I have the Ryobi. Doesn’t put out near as much maximum pressure but is real good for applications that take a lot of volume. Has been trouble free and zero complaints for the price paid.
From my experience ordering items from Metabo (not Metabo HPT items) they are experiencing serious lead times for delivery. I was waiting 2 months on some sanding belts ordered in March – and only got a partial shipment recently. Some 10Ah batteries and battery charger ordered almost 3 months ago are still on backorder.
The grease gun ***ships with ships*** with…
Thank you! *fixed*
That is a hefty price tag for a Metabo, but it will do more than my M18 gun that I got in December, if I read the article correctly?
All it will need is a lock n lube fitting if you get the mentioned accessories.
They both achieve 10,000 PSI max pressure.
It offers a few more features, such as the hose-end LED and optional magnetic mounting accessory. But as far as I can tell, they should be evenly matched.
If you have the M18, I’m not sure why you might want the Metabo instead.
Tape an olight i3 on the hose end if you like that feature. Shouldn’t be difficult to attach a magnetic mount on most grease guns if needed.
I know a lot of people like the idea of cordless grease guns. This one seems competitive, but I can’t see how it might be superior to other models.
I posted about it because readers expressed an interest in cordless grease guns, and I was curious. I thought differentiating factors might have become apparent as I worked through the post, but they didn’t.
Like you said, the standout features don’t seem to be very special.
It can be hard to tell with some of the tools that live at the periphery of my personal needs and experience bubble, which gave me more reason to proceed with the news/first look post.
The lights don’t seem like anything special, and like AlexK wrote you can easily DIY that if you need it. But the 2-stage pump feature where it operates at a high-flow lower pressure mode first and then switches to the high-pressure mode as needed is a fairly rare feature. I think the Milwaukee is the only other model which has that. I know the Ryobi, Dewalt, and Ingersoll are all just single-stage. And that’s a good feature too: if you are doing enough greasing that an electric gun makes financial sense you probably will appreciate the extra speed.

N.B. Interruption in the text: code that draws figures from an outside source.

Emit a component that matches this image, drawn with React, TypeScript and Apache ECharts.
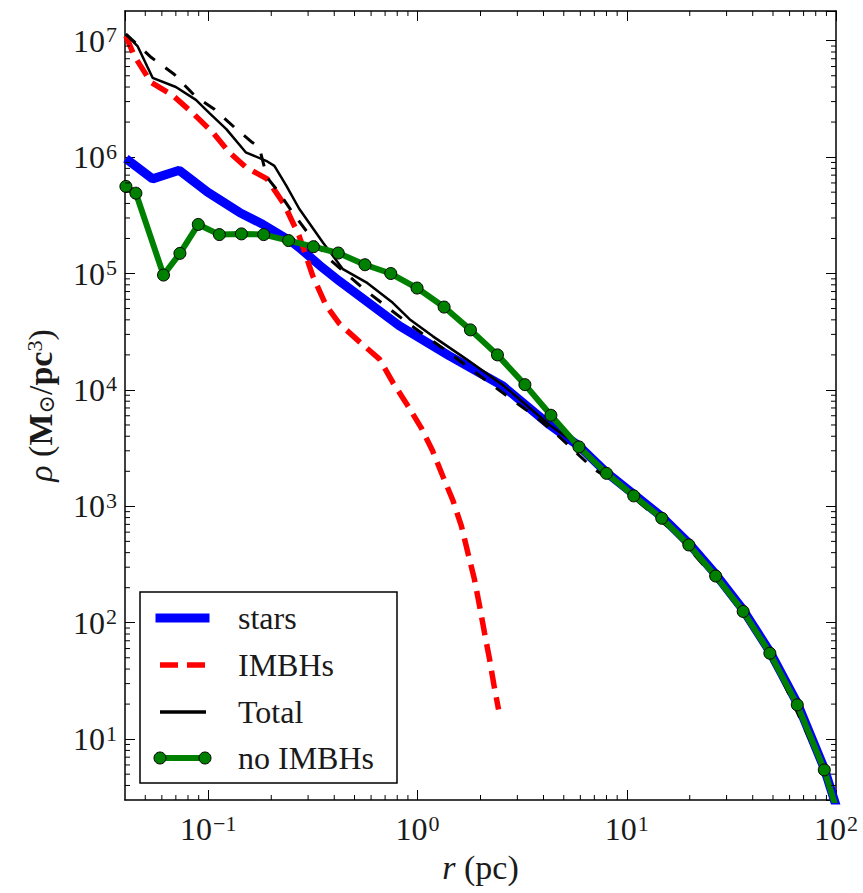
import React, { useEffect, useRef } from 'react';
import * as echarts from 'echarts';

const FONT = 'Liberation Serif, DejaVu Serif, serif';

// stars
const starsR = [0.0404, 0.0542, 0.0727, 0.0993, 0.141, 0.182, 0.253, 0.272, 0.34, 0.424, 0.82, 1.42, 2.56, 4.28, 5.91, 8.0, 10.8, 14.7, 19.8, 26.6, 36.0, 48.3, 65.3, 87.9, 118];
const starsRho = [9.7e5, 6.5e5, 7.7e5, 5.0e5, 3.35e5, 2.65e5, 1.85e5, 1.67e5, 1.18e5, 8.6e4, 3.55e4, 1.96e4, 1.08e4, 5.0e3, 3.3e3, 1.95e3, 1.27e3, 815, 482, 261, 129, 56.5, 20.4, 5.6, 1.05];

// IMBHs
const imbhR = [0.0404, 0.0443, 0.0532, 0.0675, 0.0841, 0.105, 0.126, 0.151, 0.191, 0.231, 0.272, 0.316, 0.366, 0.424, 0.527, 0.658, 0.762, 0.883, 1.04, 1.18, 1.32, 1.48, 1.62, 1.74, 1.87, 1.98, 2.09, 2.21, 2.33, 2.44];
const imbhRho = [1.1e7, 7.4e6, 4.4e6, 3.4e6, 2.4e6, 1.63e6, 1.1e6, 8.2e5, 6.5e5, 3.9e5, 2.1e5, 9.5e4, 5.3e4, 3.7e4, 2.6e4, 1.84e4, 1.16e4, 7.7e3, 4.75e3, 3.0e3, 1.82e3, 1.11e3, 680, 400, 237, 139, 82, 48.5, 27.7, 18];

// Total
const totalR = [0.0404, 0.0459, 0.0542, 0.070, 0.0873, 0.101, 0.122, 0.151, 0.189, 0.207, 0.236, 0.272, 0.353, 0.440, 0.569, 0.762, 0.916, 1.18, 1.71, 2.56, 4.28, 5.91, 8.0, 10.8, 14.7, 19.8, 26.6, 36.0, 48.3, 65.3, 87.9, 118];
const totalRho = [1.14e7, 9.0e6, 4.8e6, 4.0e6, 3.1e6, 2.4e6, 1.74e6, 1.1e6, 9.3e5, 8.4e5, 5.7e5, 3.6e5, 1.85e5, 1.09e5, 8.4e4, 5.6e4, 4.05e4, 2.9e4, 1.84e4, 1.1e4, 5.0e3, 3.3e3, 1.95e3, 1.27e3, 815, 482, 261, 129, 56.5, 20.4, 5.6, 1.05];

// second (dashed black) total profile
const dashR = [0.0404, 0.0533, 0.0687, 0.0867, 0.107, 0.133, 0.162, 0.175, 0.191, 0.219, 0.252, 0.315, 0.379, 0.557, 0.916, 1.45, 2.29, 3.70, 4.53, 6.90, 9.27, 17.3, 30.0, 43.3, 56.0, 88.0, 120];
const dashRho = [1.14e7, 7.2e6, 5.15e6, 3.33e6, 2.58e6, 1.81e6, 1.34e6, 1.22e6, 6.7e5, 4.9e5, 3.37e5, 1.97e5, 1.33e5, 7.3e4, 3.66e4, 2.02e4, 1.09e4, 5.8e3, 4.3e3, 2.12e3, 1.5e3, 575, 185, 74, 31, 5.3, 1.0];

// no IMBHs
const noImbhR = [0.0404, 0.0451, 0.0611, 0.0732, 0.0896, 0.113, 0.144, 0.184, 0.242, 0.318, 0.418, 0.561, 0.745, 0.995, 1.34, 1.79, 2.41, 3.26, 4.34, 5.91, 8.0, 10.8, 14.7, 19.8, 26.6, 36.0, 48.3, 65.3, 87.9, 118];
const noImbhRho = [5.6e5, 4.9e5, 9.7e4, 1.49e5, 2.64e5, 2.16e5, 2.19e5, 2.16e5, 1.92e5, 1.70e5, 1.50e5, 1.19e5, 1.0e5, 7.5e4, 5.15e4, 3.28e4, 2.0e4, 1.11e4, 6.06e3, 3.24e3, 1.92e3, 1.23e3, 790, 466, 252, 125, 54.7, 19.7, 5.44, 1.0];

const xRange = [0.04, 100];
const yRange = [3, 1.8e7];
const xMinorTicks = [0.05, 0.06, 0.07, 0.08, 0.09, 0.2, 0.3, 0.4, 0.5, 0.6, 0.7, 0.8, 0.9, 2, 3, 4, 5, 6, 7, 8, 9, 20, 30, 40, 50, 60, 70, 80, 90];
const yMinorTicks = [4, 5, 6, 7, 8, 9, 20, 30, 40, 50, 60, 70, 80, 90, 200, 300, 400, 500, 600, 700, 800, 900, 2e3, 3e3, 4e3, 5e3, 6e3, 7e3, 8e3, 9e3, 2e4, 3e4, 4e4, 5e4, 6e4, 7e4, 8e4, 9e4, 2e5, 3e5, 4e5, 5e5, 6e5, 7e5, 8e5, 9e5, 2e6, 3e6, 4e6, 5e6, 6e6, 7e6, 8e6, 9e6];

const legendItems = ['stars', 'IMBHs', 'Total', 'no IMBHs'];

const pair = (xs: number[], ys: number[]) => xs.map((x, i) => [x, ys[i]]);

function powLabel(v: number) {
  const e = Math.log10(v);
  const r = Math.round(e);
  if (Math.abs(e - r) > 1e-6) return '';
  const s = r < 0 ? '\u2212' + -r : String(r);
  return `{b|10}{s|${s}}`;
}

const TXT = '#1a1a1a';
const labelRich = {
  b: { fontSize: 32, fontFamily: FONT, color: TXT, lineHeight: 34 },
  s: { fontSize: 22, fontFamily: FONT, color: TXT, verticalAlign: 'top', padding: [0, 0, 0, 1], lineHeight: 22 },
};

export default function App() {
  const ref = useRef<HTMLDivElement>(null);
  useEffect(() => {
    const chart = echarts.init(ref.current!, null, { renderer: 'svg' });
    const tickData = [
      ...xMinorTicks.map((v) => [v, 1000, 0]),
      ...yMinorTicks.map((v) => [1, v, 1]),
    ];
    const blackTick = { stroke: '#000', lineWidth: 1 };
    const option: any = {
      animation: false,
      backgroundColor: '#fff',
      textStyle: { fontFamily: FONT },
      grid: { left: 125, right: 27, top: 11, bottom: 93, show: false, outerBoundsMode: 'none' },
      xAxis: [
        {
          type: 'log', logBase: 10, min: xRange[0], max: xRange[1],
          name: '{i|r}{n| (pc)}', nameLocation: 'middle', nameGap: 50,
          nameTextStyle: {
            fontFamily: FONT,
            rich: {
              i: { fontSize: 34, fontFamily: FONT, fontStyle: 'italic', color: TXT },
              n: { fontSize: 34, fontFamily: FONT, color: TXT },
            },
          },
          axisLine: { show: true, lineStyle: { color: '#000', width: 1.5 } },
          axisTick: { show: true, inside: true, length: 10, lineStyle: { color: '#000', width: 1 } },
          axisLabel: { show: true, margin: 12, formatter: powLabel, rich: labelRich, showMinLabel: false, fontFamily: FONT },
          splitLine: { show: false },
          minorTick: { show: false },
        },
        {
          type: 'log', logBase: 10, min: xRange[0], max: xRange[1], position: 'top',
          axisLine: { show: true, lineStyle: { color: '#000', width: 1.5 } },
          axisTick: { show: true, inside: true, length: 10, lineStyle: { color: '#000', width: 1 } },
          axisLabel: { show: false },
          splitLine: { show: false },
        },
      ],
      yAxis: [
        {
          type: 'log', logBase: 10, min: yRange[0], max: yRange[1],
          name: '{i|\u03c1}{n| (}{b|M}{sub|\u2299}{n|/}{b|pc}{sup|3}{n|)}',
          nameLocation: 'middle', nameGap: 68, nameRotate: 90,
          nameTextStyle: {
            fontFamily: FONT,
            rich: {
              i: { fontSize: 34, fontFamily: FONT, fontStyle: 'italic', color: TXT },
              n: { fontSize: 34, fontFamily: FONT, color: TXT },
              b: { fontSize: 34, fontFamily: FONT, fontWeight: 'bold', color: TXT },
              sub: { fontSize: 22, fontFamily: FONT, color: TXT, verticalAlign: 'bottom' },
              sup: { fontSize: 22, fontFamily: FONT, color: TXT, verticalAlign: 'top' },
            },
          },
          axisLine: { show: true, lineStyle: { color: '#000', width: 1.5 } },
          axisTick: { show: true, inside: true, length: 10, lineStyle: { color: '#000', width: 1 } },
          axisLabel: { show: true, margin: 8, formatter: powLabel, rich: labelRich, showMinLabel: false, showMaxLabel: false, fontFamily: FONT },
          splitLine: { show: false },
        },
        {
          type: 'log', logBase: 10, min: yRange[0], max: yRange[1], position: 'right',
          axisLine: { show: true, lineStyle: { color: '#000', width: 1.5 } },
          axisTick: { show: true, inside: true, length: 10, lineStyle: { color: '#000', width: 1 } },
          axisLabel: { show: false },
          splitLine: { show: false },
        },
      ],
      series: [
        {
          type: 'custom', name: 'minorTicks', silent: true, xAxisIndex: 0, yAxisIndex: 0,
          data: tickData, z: 10,
          renderItem: (params: any, api: any) => {
            const cs = params.coordSys;
            const kind = api.value(2);
            if (kind === 0) {
              const px = api.coord([api.value(0), 1000])[0];
              return {
                type: 'group', children: [
                  { type: 'line', shape: { x1: px, y1: cs.y + cs.height, x2: px, y2: cs.y + cs.height - 5 }, style: blackTick },
                  { type: 'line', shape: { x1: px, y1: cs.y, x2: px, y2: cs.y + 5 }, style: blackTick },
                ],
              };
            }
            const py = api.coord([1, api.value(1)])[1];
            return {
              type: 'group', children: [
                { type: 'line', shape: { x1: cs.x, y1: py, x2: cs.x + 5, y2: py }, style: blackTick },
                { type: 'line', shape: { x1: cs.x + cs.width, y1: py, x2: cs.x + cs.width - 5, y2: py }, style: blackTick },
              ],
            };
          },
        },
        {
          name: legendItems[0], type: 'line', data: pair(starsR, starsRho), showSymbol: false, symbol: 'none',
          lineStyle: { color: '#0000ff', width: 9 }, z: 2, clip: true,
        },
        {
          name: legendItems[1], type: 'line', data: pair(imbhR, imbhRho), showSymbol: false, symbol: 'none',
          lineStyle: { color: '#ff0000', width: 5.5, type: [18, 9] }, z: 3, clip: true,
        },
        {
          name: legendItems[2], type: 'line', data: pair(totalR, totalRho), showSymbol: false, symbol: 'none',
          lineStyle: { color: '#000', width: 2.5 }, z: 4, clip: true,
        },
        {
          name: 'dashedTotal', type: 'line', data: pair(dashR, dashRho), showSymbol: false, symbol: 'none',
          lineStyle: { color: '#000', width: 3, type: [13, 13] }, z: 5, clip: true,
        },
        {
          name: legendItems[3], type: 'line', data: pair(noImbhR, noImbhRho), symbol: 'circle', symbolSize: 12,
          lineStyle: { color: '#008000', width: 6 },
          itemStyle: { color: '#008000', borderColor: '#000', borderWidth: 1 }, z: 6, clip: true,
        },
      ],
      graphic: [
        { type: 'rect', z: 100, shape: { x: 140, y: 592, width: 257, height: 191 }, style: { fill: '#fff', stroke: '#000', lineWidth: 1.5 } },
        { type: 'line', z: 101, shape: { x1: 160, y1: 618, x2: 205, y2: 618 }, style: { stroke: '#0000ff', lineWidth: 9, lineCap: 'square' } },
        { type: 'line', z: 101, shape: { x1: 160, y1: 665, x2: 205, y2: 665 }, style: { stroke: '#ff0000', lineWidth: 5.5, lineDash: [18, 9] } },
        { type: 'line', z: 101, shape: { x1: 160, y1: 712, x2: 206, y2: 712 }, style: { stroke: '#000', lineWidth: 3.5 } },
        { type: 'line', z: 101, shape: { x1: 160, y1: 758, x2: 205, y2: 758 }, style: { stroke: '#008000', lineWidth: 6 } },
        { type: 'circle', z: 102, shape: { cx: 160, cy: 758, r: 6 }, style: { fill: '#008000', stroke: '#000', lineWidth: 1 } },
        { type: 'circle', z: 102, shape: { cx: 205, cy: 758, r: 6 }, style: { fill: '#008000', stroke: '#000', lineWidth: 1 } },
        ...legendItems.map((t, i) => ({
          type: 'text', z: 101, x: 238, y: [618, 665, 712, 758][i],
          style: { text: t, fontSize: 32, fontFamily: FONT, fill: TXT, verticalAlign: 'middle', align: 'left' },
        })),
      ],
    };
    chart.setOption(option);
    return () => chart.dispose();
  }, []);
  return <div ref={ref} style={{ position: 'absolute', left: 0, top: 0, width: 863, height: 893, background: '#fff' }} />;
}
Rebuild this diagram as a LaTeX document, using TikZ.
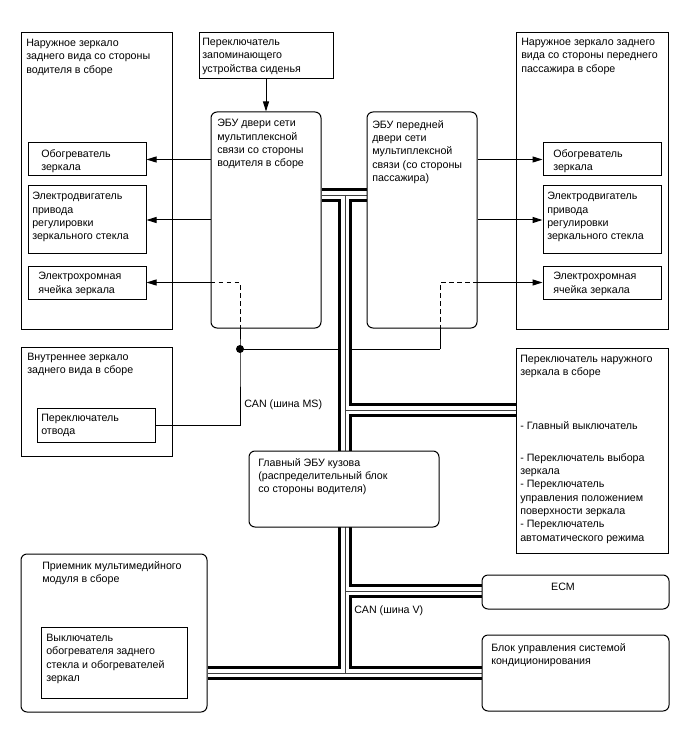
\documentclass[tikz,border=0pt]{standalone}
\usepackage{fontspec}
\setmainfont{Liberation Sans}
\usetikzlibrary{arrows.meta, fit, backgrounds}

\tikzset{
  box/.style={draw, line width=0.75pt, fill=white, inner sep=0pt},
  rbox/.style={box, rounded corners=4.5pt},
  txt/.style={anchor=north west, align=left, inner sep=0pt, font=\fontsize{8}{10}\selectfont},
  sig/.style={line width=0.75pt, -{Triangle[length=7.5pt,width=4.5pt]}},
  wire/.style={line width=0.75pt},
  dashwire/.style={line width=0.75pt, dash pattern=on 3.5pt off 2.5pt},
  busout/.style={line width=10.5pt, black},
  busmid/.style={line width=5.6pt, white},
  buscore/.style={line width=0.7pt, black!75},
  jdot/.style={circle, fill, inner sep=0pt, minimum size=6pt},
}

\begin{document}
\begin{tikzpicture}[x=0.75pt, y=-0.75pt]
        \useasboundingbox (0,0) rectangle (688,755);
%       driver side mirror
        \node[box, fit={(21,33) (172,329)}] (drvMirror) {};
        \node[txt] (drvMirrorT) at (26,39) {Наружное зеркало\\заднего вида со стороны\\водителя в сборе};
        \node[box, fit={(28,143) (146,176)}] (heatL) {};
        \node[txt] (heatLT) at (41,149) {Обогреватель\\зеркала};
        \node[box, fit={(28,186) (146,254)}] (motorL) {};
        \node[txt] (motorLT) at (32,192) {Электродвигатель\\привода\\регулировки\\зеркального стекла};
        \node[box, fit={(28,266) (146,299)}] (ecL) {};
        \node[txt] (ecLT) at (38,272) {Электрохромная\\ячейка зеркала};
%       seat memory switch and door ECUs
        \node[box, fit={(199,33) (333,79)}] (seatSw) {};
        \node[txt] (seatSwT) at (202,38) {Переключатель\\запоминающего\\устройства сиденья};
        \node[rbox, fit={(211,112) (321,328)}] (ecuDrv) {};
        \node[txt] (ecuDrvT) at (217,119) {ЭБУ двери сети\\мультиплексной\\связи со стороны\\водителя в сборе};
        \node[rbox, fit={(367,112) (477,328)}] (ecuPas) {};
        \node[txt] (ecuPasT) at (372,120) {ЭБУ передней\\двери сети\\мультиплексной\\связи (со стороны\\пассажира)};
%       passenger side mirror
        \node[box, fit={(516,33) (668,329)}] (pasMirror) {};
        \node[txt] (pasMirrorT) at (521,38) {Наружное зеркало заднего\\вида со стороны переднего\\пассажира в сборе};
        \node[box, fit={(543,143) (661,176)}] (heatR) {};
        \node[txt] (heatRT) at (553,149) {Обогреватель\\зеркала};
        \node[box, fit={(543,186) (661,254)}] (motorR) {};
        \node[txt] (motorRT) at (547,192) {Электродвигатель\\привода\\регулировки\\зеркального стекла};
        \node[box, fit={(543,266) (661,299)}] (ecR) {};
        \node[txt] (ecRT) at (553,272) {Электрохромная\\ячейка зеркала};
%       inner mirror
        \node[box, fit={(21,347) (172,456)}] (inMirror) {};
        \node[txt] (inMirrorT) at (27,353) {Внутреннее зеркало\\заднего вида в сборе};
        \node[box, fit={(37,408) (155,442)}] (dipSw) {};
        \node[txt] (dipSwT) at (41,414) {Переключатель\\отвода};
%       outer mirror switch
        \node[box, fit={(516,348) (668,553)}] (mirSw) {};
        \node[txt] (mirSwT) at (520,355) {Переключатель наружного\\зеркала в сборе\\[30pt]
            - Главный выключатель\\[14pt]
            - Переключатель выбора\\зеркала\\- Переключатель\\управления положением\\поверхности зеркала\\- Переключатель\\автоматического режима};
%       body ECU, multimedia, ECM, A/C
        \node[rbox, fit={(249,451) (439,527)}] (bcm) {};
        \node[txt] (bcmT) at (258,458) {Главный ЭБУ кузова\\(распределительный блок\\со стороны водителя)};
        \node[rbox, fit={(21,554) (207,712)}] (media) {};
        \node[txt] (mediaT) at (42,561) {Приемник мультимедийного\\модуля в сборе};
        \node[box, fit={(41,627) (187,698)}] (defSw) {};
        \node[txt] (defSwT) at (46,634) {Выключатель\\обогревателя заднего\\стекла и обогревателей\\зеркал};
        \node[rbox, fit={(482,575) (669,609)}] (ecm) {};
        \node[txt, anchor=center] (ecmT) at (563,587) {ECM};
        \node[rbox, fit={(482,635) (669,711)}] (ac) {};
        \node[txt] (acT) at (491,643) {Блок управления системой\\кондиционирования};
%       bus labels
        \node[txt, anchor=west] (canMS) at (244,405) {CAN (шина MS)};
        \node[txt, anchor=west] (canV) at (354,611) {CAN (шина V)};
%
        \coordinate (canJ) at (240,349);
        \coordinate (canR) at (440,349);
        \coordinate (busT) at (345,195);
        \coordinate (busS) at (345,410);
        \coordinate (busE) at (345,591);
        \coordinate (busB) at (345,673);
%       signal lines
        \draw[sig] (seatSw.south) -- (seatSw.south |- ecuDrv.north);
        \draw[sig] (ecuDrv.west |- heatL) -- (heatL.east);
        \draw[sig] (ecuDrv.west |- motorL) -- (motorL.east);
        \draw[sig] (ecuDrv.west |- ecL) -- (ecL.east);
        \draw[sig] (ecuPas.east |- heatR) -- (heatR.west);
        \draw[sig] (ecuPas.east |- motorR) -- (motorR.west);
        \draw[sig] (ecuPas.east |- ecR) -- (ecR.west);
        \draw[dashwire] (ecuDrv.west |- ecL) -| (canJ |- ecuDrv.south);
        \draw[dashwire] (ecuPas.east |- ecR) -| (canR |- ecuPas.south);
        \draw[wire] (canJ |- ecuDrv.south) -- (canJ) -- (canJ |- dipSw) -- (dipSw.east);
        \draw[wire] (canR |- ecuPas.south) -- (canR);
        \node[jdot] (canDot) at (canJ) {};
%       CAN V bus, drawn behind the boxes
        \begin{scope}[on background layer]
            \draw[wire] (canJ) -- (canR);
            \foreach \layer in {busout, busmid, buscore}
                \draw[\layer] (ecuDrv.east |- busT) -- (ecuPas.west |- busT)
                    (busT) -- (busB)
                    (busS) -- (mirSw.west |- busS)
                    (busE) -- (ecm.west |- busE)
                    (media.east |- busB) -- (ac.west |- busB);
        \end{scope}
\end{tikzpicture}
\end{document}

I eye the DeWalt one. Biggest thing I see new is the siphon from drum option. Don’t think I’ve seen one offer that.
Its like ~$280 for an M18 Milwaukee version that includes carry case, battery, charger. Dewalt is even more.
But looking at the Metabo and Milwaukee… they look almost identical!
That price of $294 for tool only… too high. Would be better if that was the kit w/battery and charger. Pass.
I have had the M12 version for about 12 years, works great. I added the lock-n-lube attachment, which helps quite a bit in areas where you have trouble getting to the zirt nipple.
The M12 I have is 8000 psi, versus the 10,000 the M18 and this Metabo have. I could be wrong but either manual grease guns or pneumatic ones, top out around 5000 psi for the best ones.
I do not see an instance where the high flow has any value. I use mine on my tractor and my older Chevy Express 3500 van. In either case, the joint I am greasing only accepts a small amount of grease. A situation where the standard flow would leave you hanging because it takes so long to grease, I can’t imaging what that would be.